1. Have gotten similar performance boosts elsewhere, meaning that you wouldn't have needed to refactor this function in the first place (although the implication of a 10000x speedup means that may not be true, although I can absolutely see the potential for 100x speedups in this code, depending on exactly what the input data is)

2. Its likely that there are much more natural ways to implement the function you have in pandas more idiomatically. These would be both clearer and likely equally fast, though possibly faster. (heck, there are even ways to refactor the code you have to make it look a lot like the direct from the paper impl)

In other words, this isn't (necessarily) a case of python having weak performance, its a case of unidiomatic python having weak performance. This is true in any language though. You can write unidiomatic code in any language, and more often than not it will be slower than a similar idiomatic method (repeatedly apply `foldl` in haskell). I'm not enough of an expert in pandas multi-level indexes to say that for certain, but I'd bet there are more efficient ways to do what you're doing from within pandas that look a lot less ugly and run similarly fast.

Granted, there's an argument to be made that the idiomatic way should be more obvious.
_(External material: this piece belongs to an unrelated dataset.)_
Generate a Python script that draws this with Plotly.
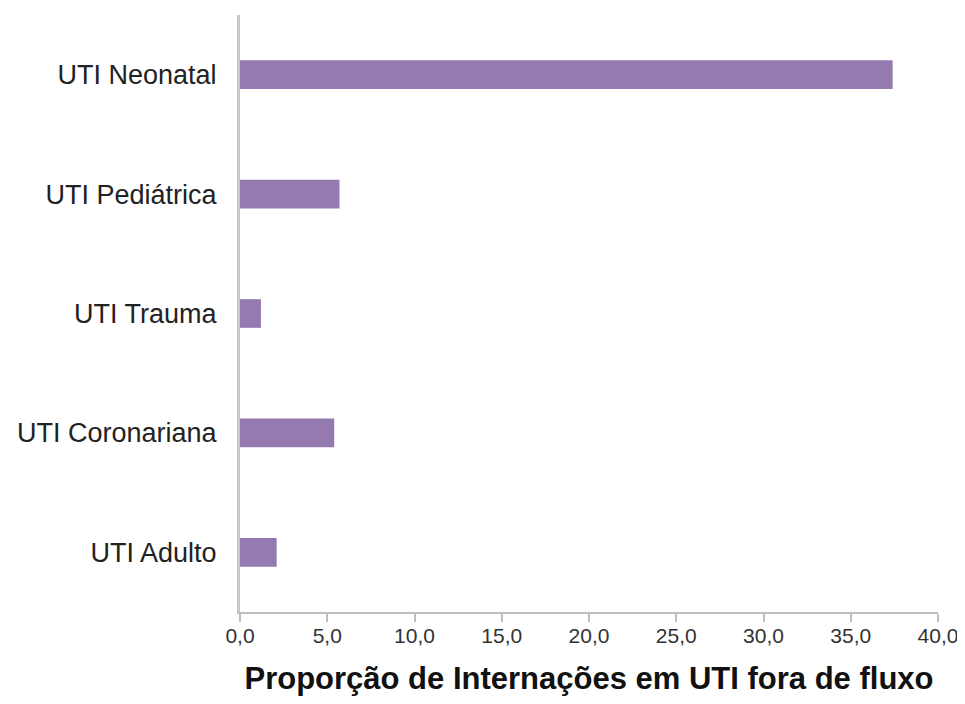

But "uncommon pandas indexing tools should be more discoverable" is not the same as "python is unworkably slow".

1. No, that function was the bottleneck, by far, and I can tell you that >10,000x was what we got between the initial version and the final one.

2. I don't care about faster at this point. The function is fast enough. Maybe there is some magic incantation of pandas that will be readable and compute the same values, but I will believe it when I see it. What I thought was more idiomatic was much slower.

I think this is more of a case of "the problem does not fit numpy/pandas' structure (because of how the duplicated indices need to be handled), so you end up with ugly code."

Well, I just wanted to use pandas to load a 4GB csv file. After using 32GB of my RAM, and 4GB of swap I gave up. I've just loaded all that data to Postgres, and made a couple of queries. This way I stopped using pandas at all.
I found that pandas is great for data exploration and data that you know is small (few 100s MB). Other than that, Python builtins and numpy arrays are a better alternative.
I hardly use pandas at this point besides read_csv, which is very good once you know the syntax for parsing strings/dates, skipping rows, dropping columns, etc.

After that I usually just keep the numpy array since all I need is floats. I guess the index groupby stuff is cool, but I never really needed it. Postgres is fine but if you're just doing numerics it doesn't help much.

It helps with having smaller RAM requirement. And I have the group by, and materilized indices, which helps a lot to preserve huge modified datasets.